As students begin to come back from summer break, many are excited to see what has changed on and off campus. What students won’t see yet are all the new programs Miami is instituting this coming year.

According to a letter by Provost Bobby Gempesaw, many of the initiatives are aimed at creating a greater learning experience for students. One of the most noticeable changes is the implementation of the winter term.

In order to account for the new term, the university had to adjust the schedule for the existing fall and spring semesters. There is one less week of classes in both semesters, and individual classes are longer. Students have already started to sign up for classes in the new winter term.

“Close to 1,300 students have already pre-registered for classes during the new term,” Gempesaw said.

Another new initiative is three-year degree plans. Under this new initiative, students will be able to take graduate coursework toward their undergraduate degrees. This allows undergrad students to pursue a master’s degree and a bachelor’s degree at the same time.

“There are currently 24 master’s programs that students can take as combined degrees,” Gempesaw said.

Gempesaw’s letter also states that by the fall of 2014, 60 percent of the university’s programs will be tailored to three-year undergraduate degree plans.

Miami is also setting up new advising and course management tools. The u.Direct program uses existing degree audit data to create interactive roadmaps, allowing students to build their own academic plans and a clearer path to graduation. Starting in the summer of 2014, students and advisors will have access to the site and be able to work together to meet educational goals, according to Gempesaw.
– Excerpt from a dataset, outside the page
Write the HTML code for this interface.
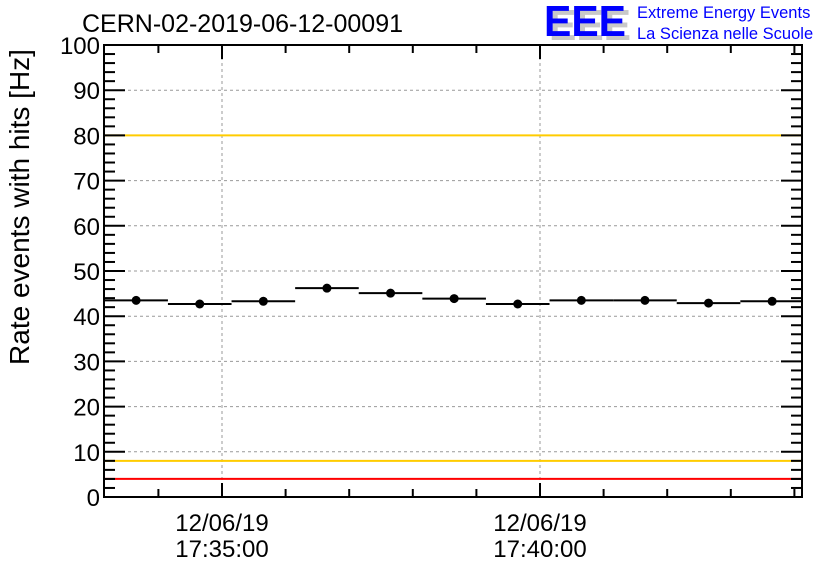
<!DOCTYPE html>
<html><head><meta charset="utf-8"><style>
body{margin:0;background:#fff;}
svg{display:block;font-family:"Liberation Sans",sans-serif;}
</style></head><body>
<svg id="chart" width="836" height="572" viewBox="0 0 836 572">
<rect width="836" height="572" fill="#fff"/>
<defs><clipPath id="pc"><rect x="104" y="45" width="698" height="452"/></clipPath></defs>
<text x="82" y="32" font-size="25" fill="#000">CERN-02-2019-06-12-00091</text>
<g>
<text x="549" y="40" font-size="44" font-weight="bold" fill="#c8c8c8" textLength="82" lengthAdjust="spacingAndGlyphs">EEE</text>
<text x="544" y="36" font-size="44" font-weight="bold" fill="#0000ff" textLength="82" lengthAdjust="spacingAndGlyphs">EEE</text>
<text x="637" y="18" font-size="16.5" fill="#0000ff">Extreme Energy Events</text>
<text x="637" y="39" font-size="16.5" fill="#0000ff">La Scienza nelle Scuole</text>
</g>
<g id="grid"></g><g id="axes"></g><g id="marks" clip-path="url(#pc)"></g>
<text transform="translate(29,207) rotate(-90)" text-anchor="middle" font-size="28">Rate events with hits [Hz]</text>
</svg>
<script>
const times=[-1.35,-0.35,0.65,1.65,2.65,3.65,4.65,5.65,6.65,7.65,8.65]; // minutes from 17:35
const values=[43.5,42.7,43.3,46.2,45.1,43.9,42.7,43.5,43.5,42.9,43.3];
const yTicks=[0,10,20,30,40,50,60,70,80,90,100];
const xMajor=[0,5];
const xLabels=["12/06/19|17:35:00","12/06/19|17:40:00"];
const redLimits=[4,100];
const yellowLimits=[8,80];
const L=104,R=802,T=45,B=497,X0=222,PXM=63.6;
const xs=m=>X0+m*PXM, ys=v=>B-(v-0)*(B-T)/100;
const NS="http://www.w3.org/2000/svg";
function mk(p,t,a){const e=document.createElementNS(NS,t);for(const k in a)e.setAttribute(k,a[k]);document.getElementById(p).appendChild(e);return e;}
yTicks.slice(1,-1).forEach(v=>{const e=mk('grid','line',{x1:L,x2:R,y1:ys(v),y2:ys(v),stroke:'#999','stroke-dasharray':'3,3'});

});
xMajor.forEach(m=>{const e=mk('grid','line',{x1:xs(m),x2:xs(m),y1:T,y2:B,stroke:'#999','stroke-dasharray':'3,3'});

});
redLimits.forEach(v=>{const e=mk('grid','line',{x1:L,x2:R,y1:ys(v),y2:ys(v),stroke:'#ff0000','stroke-width':2});

});
yellowLimits.forEach(v=>{const e=mk('grid','line',{x1:L,x2:R,y1:ys(v),y2:ys(v),stroke:'#ffcc00','stroke-width':2});

});
const f=mk('axes','rect',{x:L,y:T,width:R-L,height:B-T,fill:'none',stroke:'#000','stroke-width':2});


for(let v=0;v<=100;v+=2){const maj=v%10===0;const len=maj?21:11;
mk('axes','line',{x1:L,x2:L+len,y1:ys(v),y2:ys(v),stroke:'#000','stroke-width':2});
mk('axes','line',{x1:R,x2:R-len,y1:ys(v),y2:ys(v),stroke:'#000','stroke-width':2});}
yTicks.forEach(v=>{const t=mk('axes','text',{x:L-4,y:ys(v)+9,'text-anchor':'end','font-size':24});t.textContent=v;

});
for(let m=-1;m<=9;m++){const x=xs(m);if(x<L||x>R)continue;const maj=m%5===0;const len=maj?14:8;
mk('axes','line',{x1:x,x2:x,y1:B,y2:B-len,stroke:'#000','stroke-width':2});
mk('axes','line',{x1:x,x2:x,y1:T,y2:T+len,stroke:'#000','stroke-width':2});}
xMajor.forEach((m,i)=>{const p=xLabels[i].split('|');p.forEach((s,j)=>{const t=mk('axes','text',{x:xs(m),y:531+j*26,'text-anchor':'middle','font-size':24});t.textContent=s;

});});
times.forEach((m,i)=>{const y=ys(values[i]);
const l=mk('marks','line',{x1:xs(m-0.5),x2:xs(m+0.5),y1:y,y2:y,stroke:'#000','stroke-width':2});


const c=mk('marks','circle',{cx:xs(m),cy:y,r:4.5,fill:'#000'});

});
</script>
</body></html>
Another change to the academic curriculum is the redesign of the Global Miami Plan. The Miami Plan requires students to take a number of foundation classes in addition to those required for their major.
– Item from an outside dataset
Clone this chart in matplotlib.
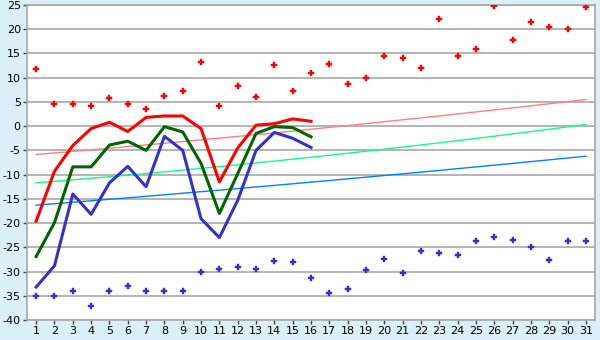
import matplotlib
matplotlib.use("Agg")
import matplotlib.pyplot as plt

plt.rcParams['axes.unicode_minus'] = False

days = list(range(1, 32))

# record highs / lows (dots)
rec_max = [11.7, 4.5, 4.5, 4.1, 5.9, 4.5, 3.6, 6.3, 7.2, 13.3,
           4.1, 8.2, 6.1, 12.7, 7.2, 10.9, 12.9, 8.8, 10.0, 14.4,
           14.0, 12.1, 22.2, 14.4, 16.0, 24.8, 17.7, 21.4, 20.4, 20.0, 24.5]
rec_min = [-35.0, -35.0, -34.0, -37.2, -34.0, -33.0, -34.0, -34.0, -34.0, -30.0,
           -29.4, -29.0, -29.4, -27.9, -28.1, -31.4, -34.5, -33.7, -29.6, -27.5,
           -30.2, -25.7, -26.1, -26.5, -23.8, -22.8, -23.4, -25.0, -27.7, -23.8, -23.8]

# this month so far (days 1-16)
obs_days = days[:16]
t_max = [-19.6, -9.3, -4.0, -0.5, 0.8, -1.1, 1.8, 2.1, 2.1, -0.5,
         -11.5, -4.5, 0.2, 0.5, 1.5, 1.0]
t_mean = [-26.9, -19.9, -8.4, -8.4, -3.9, -3.1, -5.0, -0.1, -1.2, -7.7,
          -18.0, -9.8, -1.5, -0.1, -0.3, -2.2]
t_min = [-33.2, -28.8, -14.0, -18.2, -11.7, -8.3, -12.5, -2.1, -5.0, -19.1,
         -23.0, -15.3, -5.0, -1.3, -2.5, -4.4]

# normals
norm_max = [-5.85, -5.53, -5.21, -4.88, -4.55, -4.21, -3.87, -3.53, -3.18, -2.83,
            -2.47, -2.11, -1.75, -1.38, -1.01, -0.63, -0.25, 0.13, 0.52, 0.91,
            1.31, 1.71, 2.11, 2.52, 2.94, 3.35, 3.77, 4.20, 4.63, 5.06, 5.50]
norm_mean = [-11.70, -11.39, -11.08, -10.76, -10.43, -10.10, -9.76, -9.42, -9.06, -8.70,
             -8.34, -7.97, -7.59, -7.20, -6.81, -6.41, -6.00, -5.59, -5.18, -4.75,
             -4.32, -3.88, -3.44, -2.99, -2.53, -2.07, -1.60, -1.12, -0.64, -0.15, 0.35]
norm_min = [-16.30, -16.00, -15.70, -15.40, -15.09, -14.79, -14.47, -14.16, -13.84, -13.52,
            -13.20, -12.88, -12.55, -12.22, -11.89, -11.55, -11.22, -10.87, -10.53, -10.18,
            -9.84, -9.48, -9.13, -8.77, -8.41, -8.05, -7.69, -7.32, -6.95, -6.57, -6.20]

bg = "#daeff6"
grid_c = "#a8a8a8"

fig = plt.figure(figsize=(6, 3.4), dpi=100, facecolor=bg)
ax = fig.add_axes([0.045, 0.0588, 0.9467, 0.9265])
ax.set_facecolor("white")

for v in range(-40, 26, 5):
    ax.axhline(v, color=grid_c, lw=1.2, zorder=0)

ax.plot(days, norm_max, color="#ff8080", lw=1.0, zorder=2)
ax.plot(days, norm_mean, color="#10ff80", lw=1.0, zorder=2)
ax.plot(days, norm_min, color="#0080ff", lw=1.0, zorder=2)

ax.plot(obs_days, t_max, color="#ff0000", lw=2.2, zorder=3)
ax.plot(obs_days, t_mean, color="#006400", lw=2.2, zorder=3)
ax.plot(obs_days, t_min, color="#3333cc", lw=2.2, zorder=3)

ax.plot(days, rec_max, ls="none", marker="P", ms=5, color="#ff0000", mew=0.3, zorder=4)
ax.plot(days, rec_min, ls="none", marker="P", ms=5, color="#3333cc", mew=0.3, zorder=4)

ax.set_xlim(0.5, 31.5)
ax.set_ylim(-40, 25)
ax.set_xticks(days)
ax.set_yticks(range(-40, 26, 5))
ax.tick_params(axis="both", colors="#444444", labelcolor="black", labelsize=8,
               length=3, width=1, pad=1.5)
for s in ax.spines.values():
    s.set_color(grid_c)
    s.set_linewidth(1.2)

fig.savefig("out.png", dpi=100, facecolor=bg)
During the past year, the Miami Plan Redesign Task Force sent out surveys and researched different models of liberal arts education to come up with several new working models. Over the summer, a large number of faculty and administrative members combined these into one new model that they are looking to implement.

Director of Liberal Education, John Tassoni, said a new plan would be beneficial on multiple levels.
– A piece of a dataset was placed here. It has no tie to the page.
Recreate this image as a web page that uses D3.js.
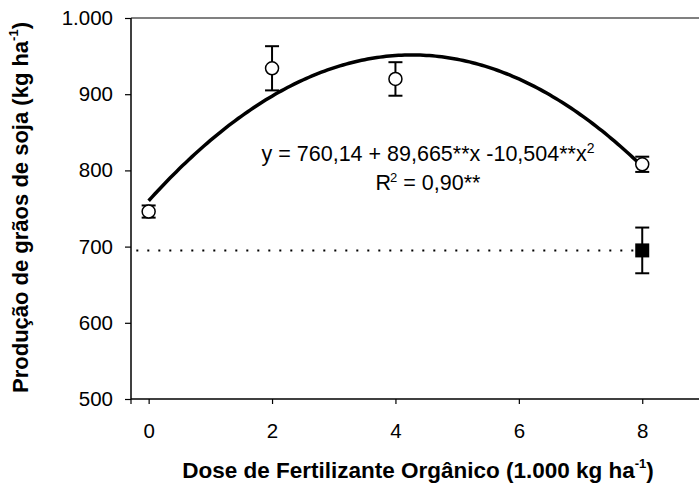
<!DOCTYPE html>
<html>
<head>
<meta charset="utf-8">
<script src="https://cdn.jsdelivr.net/npm/d3@7"></script>
<style>
  body { margin: 0; background: #fff; }
  svg { display: block; font-family: "Liberation Sans", Arial, sans-serif; }
</style>
</head>
<body>
<svg id="chart" width="699" height="485"></svg>
<script>
// ---- data ----
const doses = [0, 2, 4, 8];
const yieldMeans = [746, 934, 920, 808];
const yieldErrors = [8, 29, 22, 10];
const controlDose = [8];
const controlMean = [695];
const controlError = [30];
const fitCoefficients = [760.14, 89.665, -10.504]; // y = a + b x + c x^2 (from the chart's equation)
const xTickValues = [0, 2, 4, 6, 8];
const yTickValues = [500, 600, 700, 800, 900, 1000];
const yTickLabels = ["500", "600", "700", "800", "900", "1.000"];

const svg = d3.select("#chart");
const plotLeft = 131, plotRight = 699, plotTop = 18, plotBottom = 399;

const x = d3.scaleLinear().domain([-0.286, 8.92]).range([plotLeft, plotRight]);
const y = d3.scaleLinear().domain([500, 1000]).range([plotBottom, plotTop]);

// axes
const yAxis = d3.axisLeft(y).tickValues(yTickValues).tickSize(6).tickPadding(12)
  .tickFormat((d, i) => yTickLabels[i]);
const gy = svg.append("g").attr("transform", `translate(${plotLeft},0)`).call(yAxis);
gy.select(".domain").remove();
gy.selectAll("line").attr("stroke", "#000").attr("stroke-width", 1.2);
gy.selectAll("text").attr("font-size", 20.5).attr("fill", "#000")
  .attr("font-family", "Liberation Sans, Arial, sans-serif");

const xAxis = d3.axisBottom(x).tickValues(xTickValues).tickSize(5).tickPadding(19);
const gx = svg.append("g").attr("transform", `translate(0,${plotBottom})`).call(xAxis);
gx.select(".domain").remove();
gx.selectAll("line").attr("stroke", "#000").attr("stroke-width", 1.2);
gx.selectAll("text").attr("font-size", 20.5).attr("fill", "#000")
  .attr("font-family", "Liberation Sans, Arial, sans-serif");
// corner tick at axis origin
svg.append("line").attr("x1", plotLeft).attr("x2", plotLeft).attr("y1", plotBottom).attr("y2", plotBottom + 5)
  .attr("stroke", "#000").attr("stroke-width", 1.2);

// frame lines
svg.append("line").attr("x1", plotLeft).attr("x2", plotRight).attr("y1", plotTop).attr("y2", plotTop)
  .attr("stroke", "#808080").attr("stroke-width", 2);
svg.append("line").attr("x1", plotLeft).attr("x2", plotLeft).attr("y1", plotTop).attr("y2", plotBottom)
  .attr("stroke", "#000").attr("stroke-width", 1.5);
svg.append("line").attr("x1", plotLeft).attr("x2", plotRight).attr("y1", plotBottom).attr("y2", plotBottom)
  .attr("stroke", "#000").attr("stroke-width", 1.5);

// control dotted line
svg.append("line")
  .attr("x1", x(-0.2)).attr("x2", x(controlDose[0]))
  .attr("y1", y(controlMean[0])).attr("y2", y(controlMean[0]))
  .attr("stroke", "#000").attr("stroke-width", 2).attr("stroke-dasharray", "2,9");

// fitted curve
const curveX = d3.range(0, 8.0001, 0.05);
const fit = v => fitCoefficients[0] + fitCoefficients[1] * v + fitCoefficients[2] * v * v;
svg.append("path")
  .datum(curveX)
  .attr("d", d3.line().x(d => x(d)).y(d => y(fit(d))))
  .attr("fill", "none").attr("stroke", "#000").attr("stroke-width", 3.5)
  .attr("stroke-linejoin", "round");

// error bars
function errorBars(xs, means, errs) {
  const g = svg.append("g").attr("stroke", "#000").attr("stroke-width", 2);
  xs.forEach((d, i) => {
    const cx = x(d), y1 = y(means[i] + errs[i]), y2 = y(means[i] - errs[i]);
    g.append("line").attr("x1", cx).attr("x2", cx).attr("y1", y1).attr("y2", y2);
    g.append("line").attr("x1", cx - 7).attr("x2", cx + 7).attr("y1", y1).attr("y2", y1);
    g.append("line").attr("x1", cx - 7).attr("x2", cx + 7).attr("y1", y2).attr("y2", y2);
  });
}
errorBars(doses, yieldMeans, yieldErrors);
errorBars(controlDose, controlMean, controlError);

// points
svg.append("g").selectAll("circle").data(doses).join("circle")
  .attr("cx", d => x(d)).attr("cy", (d, i) => y(yieldMeans[i])).attr("r", 6.5)
  .attr("fill", "#fff").attr("stroke", "#000").attr("stroke-width", 1.5);
svg.append("g").selectAll("rect").data(controlDose).join("rect")
  .attr("x", d => x(d) - 7).attr("y", (d, i) => y(controlMean[i]) - 7)
  .attr("width", 14).attr("height", 14).attr("fill", "#000");

// equation text
const eq = svg.append("text").attr("x", 428).attr("y", 160.7).attr("text-anchor", "middle")
  .attr("font-size", 21.5).attr("fill", "#000");
eq.append("tspan").text("y = 760,14 + 89,665**x -10,504**x");
eq.append("tspan").attr("font-size", 14).attr("dy", -8).text("2");
const r2 = svg.append("text").attr("x", 428).attr("y", 190).attr("text-anchor", "middle")
  .attr("font-size", 21.5).attr("fill", "#000");
r2.append("tspan").text("R");
r2.append("tspan").attr("font-size", 13).attr("dy", -8).attr("dx", -1).text("2");
r2.append("tspan").attr("dy", 8).text(" = 0,90**");

// axis titles
const xt = svg.append("text").attr("x", 418).attr("y", 478).attr("text-anchor", "middle")
  .attr("font-size", 22.5).attr("font-weight", "bold").attr("fill", "#000");
xt.append("tspan").text("Dose de Fertilizante Orgânico (1.000 kg ha");
xt.append("tspan").attr("font-size", 13).attr("dy", -10).text("-1");
xt.append("tspan").attr("dy", 10).text(")");

const yt = svg.append("text").attr("transform", "translate(28,207.5) rotate(-90)")
  .attr("text-anchor", "middle")
  .attr("font-size", 22).attr("font-weight", "bold").attr("fill", "#000");
yt.append("tspan").text("Produção de grãos de soja (kg ha");
yt.append("tspan").attr("font-size", 13).attr("dy", -10).text("-1");
yt.append("tspan").attr("dy", 10).text(")");
</script>
</body>
</html>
“If purposefully created, a new plan may reduce curriculum glut and better ensure efficient use of human and financial resources,” Tassoni said.

A proposal could be brought to the senate as early as the spring semester, according to Tassoni.

Students will also benefit from a change to the Miami Plan, according to sophomore Hunter Salmon. He said he believes a new plan would make it easier for students to get their foundation classes out of the way earlier.

“It took almost two years to finish all my foundation courses, now I’m taking classes that I like that go with my major,” Salmon said.

As students come and go, so do faculty members, and the university is welcoming in 73 new faculty members this fall.

There were a number of changes to the senior leadership. Among the changes are the promotions of Elizabeth Mullenix to the position of interim dean in the College of Creative Arts, and Carolyn Haynes to the position of Associate Provost for Undergraduate Education, starting this year.